Kyle urged Ofcom to implement these rules as a matter of urgency – Dawes is reminded that the government views this as “incredibly important” and something that needs to be implemented “as soon as possible” by the regulator.

The letter also reveals that these officials already had meetings dedicated to the issue – a “discussion” that Kyle said he wants to continue in order to see how the government can “support Ofcom in delivering on this ambition.”

The need for this to happen is explained by the secretary of state as necessary in making sure that services covered by Ofcom are held responsible for delivering “products safe for their users.”

Kyle cites illegal harms and child safety codes as more “protections” that will be finalized next year, which include age verification (“age-checks”).

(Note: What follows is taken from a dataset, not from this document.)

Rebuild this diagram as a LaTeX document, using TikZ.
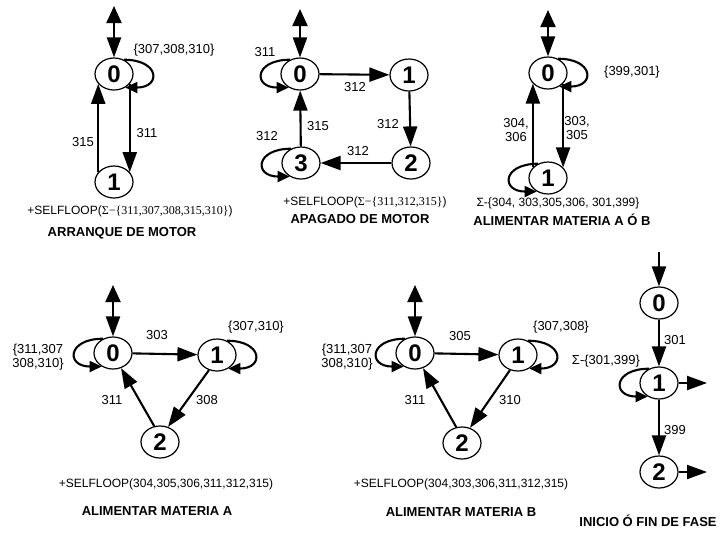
\documentclass[tikz,border=0pt]{standalone}
\usepackage{fontspec}
\setmainfont{Liberation Sans}
\newfontfamily\serifpart{Liberation Serif}
\usetikzlibrary{arrows.meta,shapes.geometric}
\begin{document}
\begin{tikzpicture}[x=1pt,y=-1pt,
  st/.style={draw, line width=1.2pt, ellipse, minimum width=38pt, minimum height=32pt, inner sep=0pt, font=\fontsize{24}{24}\selectfont\bfseries},
  arr/.style={line width=2.1pt, -{Triangle[length=20pt,width=14pt]}},
  dbl/.style={line width=2.1pt, {Triangle[length=17pt,width=15pt]}-{Triangle[length=20pt,width=14pt]}},
  lp/.style={line width=2.1pt, -{Triangle[length=12pt,width=11pt]}},
  lab/.style={font=\fontsize{13}{14.5}\selectfont, inner sep=1pt},
  note/.style={font=\fontsize{12}{13}\selectfont, inner sep=0pt},
  ttl/.style={font=\fontsize{13}{14}\selectfont\bfseries, inner sep=0pt}]
\fill[white] (0,0) rectangle (726,539);
\useasboundingbox (0,0) rectangle (726,539);

% ---------- ARRANQUE DE MOTOR ----------
\node[st] (a0) at (114,74) {0};
\node[st] (a1) at (114,182) {1};
\coordinate (a0in) at (114,6);
\draw[dbl] (a0in) -- (a0.north);
\draw[lp] (a0.55) .. controls +(36,0) and +(36,0) .. (a0.-50);
\draw[arr] (a0.-32) -- (a1.32);
\draw[arr] (a1.148) -- (a0.-148);
\node[lab] (la1) at (174,50) {\{307,308,310\}};
\node[lab] (la2) at (147,133) {311};
\node[lab] (la3) at (83,142) {315};
\node[note] (na) at (130,211) {+SELFLOOP({\serifpart Σ−\{311,307,308,315,310\}})};
\node[ttl] (ta) at (122,233) {ARRANQUE DE MOTOR};

% ---------- APAGADO DE MOTOR ----------
\node[st] (b0) at (300,74) {0};
\node[st] (b1) at (409,75) {1};
\node[st] (b2) at (411,163) {2};
\node[st] (b3) at (301,163) {3};
\coordinate (b0in) at (300,9);
\draw[dbl] (b0in) -- (b0.north);
\draw[lp] (b0.125) .. controls +(-36,0) and +(-36,0) .. (b0.-130);
\draw[arr] (b0) -- (b1);
\draw[arr] (b1) -- (b2);
\draw[arr] (b2) -- (b3);
\draw[arr] (b3) -- (b0);
\draw[lp] (b3.125) .. controls +(-36,0) and +(-36,0) .. (b3.-130);
\node[lab] (lb1) at (265,52) {311};
\node[lab] (lb2) at (355,87) {312};
\node[lab] (lb3) at (388,124) {312};
\node[lab] (lb4) at (358,151) {312};
\node[lab] (lb5) at (318,126) {315};
\node[lab] (lb6) at (267,136) {312};
\node[note] (nb) at (365,202) {+SELFLOOP({\serifpart Σ−\{311,312,315\}})};
\node[ttl] (tb) at (360,219) {APAGADO DE MOTOR};

% ---------- ALIMENTAR MATERIA A O B ----------
\node[st] (c0) at (548,73) {0};
\node[st] (c1) at (548,178) {1};
\coordinate (c0in) at (548,10);
\draw[dbl] (c0in) -- (c0.north);
\draw[lp] (c0.55) .. controls +(36,0) and +(36,0) .. (c0.-50);
\draw[arr] (c0.-35) -- (c1.35);
\draw[arr] (c1.145) -- (c0.-145);
\draw[lp] (c1.125) .. controls +(-36,0) and +(-36,0) .. (c1.-130);
\node[lab] (lc1) at (632,72) {\{399,301\}};
\node[lab, align=center] (lc2) at (516,130) {304,\\306};
\node[lab, align=center] (lc3) at (577,128) {303,\\305};
\node[note] (nc) at (558,203) {Σ-\{304, 303,305,306, 301,399\}};
\node[ttl] (tc) at (562,220) {ALIMENTAR MATERIA A Ó B};

% ---------- ALIMENTAR MATERIA A ----------
\node[st] (d0) at (113,353) {0};
\node[st] (d1) at (217,355) {1};
\node[st] (d2) at (160,442) {2};
\coordinate (d0in) at (113,285);
\draw[dbl] (d0in) -- (d0.north);
\draw[lp] (d0.125) .. controls +(-36,0) and +(-36,0) .. (d0.-130);
\draw[arr] (d0) -- (d1);
\draw[lp] (d1.55) .. controls +(36,0) and +(36,0) .. (d1.-50);
\draw[arr] (d1.-118) -- (d2.62);
\draw[arr] (d2.110) -- (d0.-62);
\node[lab] (ld1) at (157,335) {303};
\node[lab, align=center] (ld2) at (38,357) {\{311,307\\308,310\}};
\node[lab] (ld3) at (256,327) {\{307,310\}};
\node[lab] (ld4) at (207,400) {308};
\node[lab] (ld5) at (112,400) {311};
\node[note] (nd) at (166,484) {+SELFLOOP(304,305,306,311,312,315)};
\node[ttl] (td) at (157,511) {ALIMENTAR MATERIA A};

% ---------- ALIMENTAR MATERIA B ----------
\node[st] (e0) at (415,353) {0};
\node[st] (e1) at (518,355) {1};
\node[st] (e2) at (462,443) {2};
\coordinate (e0in) at (415,285);
\draw[dbl] (e0in) -- (e0.north);
\draw[lp] (e0.125) .. controls +(-36,0) and +(-36,0) .. (e0.-130);
\draw[arr] (e0) -- (e1);
\draw[lp] (e1.55) .. controls +(36,0) and +(36,0) .. (e1.-50);
\draw[arr] (e1.-118) -- (e2.62);
\draw[arr] (e2.110) -- (e0.-62);
\node[lab] (le1) at (460,336) {305};
\node[lab, align=center] (le2) at (347,357) {\{311,307\\308,310\}};
\node[lab] (le3) at (561,327) {\{307,308\}};
\node[lab] (le4) at (510,400) {310};
\node[lab] (le5) at (415,400) {311};
\node[note] (ne) at (461,484) {+SELFLOOP(304,303,306,311,312,315)};
\node[ttl] (te) at (461,512) {ALIMENTAR MATERIA B};

% ---------- INICIO O FIN DE FASE ----------
\node[st] (f0) at (659,303) {0};
\node[st] (f1) at (659,383) {1};
\node[st] (f2) at (659,472) {2};
\coordinate (f0in) at (659,252);
\coordinate (f1out) at (707,383);
\coordinate (f2out) at (707,472);
\draw[arr] (f0in) -- (f0.north);
\draw[arr] (f0) -- (f1);
\draw[arr] (f1) -- (f2);
\draw[lp] (f1.125) .. controls +(-36,0) and +(-36,0) .. (f1.-130);
\draw[arr] (f1.east) -- (f1out);
\draw[arr] (f2.east) -- (f2out);
\node[lab, anchor=west] (lf1) at (663,340) {301};
\node[lab, anchor=west] (lf2) at (663,430) {399};
\node[lab] (lf3) at (606,361) {Σ-\{301,399\}};
\node[ttl] (tf) at (648,521) {INICIO Ó FIN DE FASE};
\end{tikzpicture}
\end{document}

Internet users, and children in particular, will then, according to Kyle, be protected from a flurry of horrors: he mentions suicide, self-harm, pornography, terrorism, “hate speech,” misogyny, and harassment.

Other than age verification, this is to be achieved by forcing platforms to “quickly take down” content the codes treat as harmful.

Kyle then goes into the UK’s summer riots in order to press Ofcom regarding the possibility of the agency introducing additional censorship measures to combat the spread of “misinformation.”

Dawes is asked whether Ofcom is now considering new “targeted measures” that can be included in the next version of the illegal harms code.

The UK government continues to put the emphasis on the spread of “disinformation” as the key problem behind the riots, and Ofcom is now quizzed by Kyle regarding its assessment “about how illegal content, particularly disinformation, spread during the period of disorder.”

Another thing Kyle considers to be very important is the Advisory Committee on Disinformation and Misinformation, a body Ofcom is setting up under the Online Safety Act rules.

And the secretary of state is “looking forward” to learning how this is proceeding – “and what its key areas of focus are likely to be following the events of this summer.”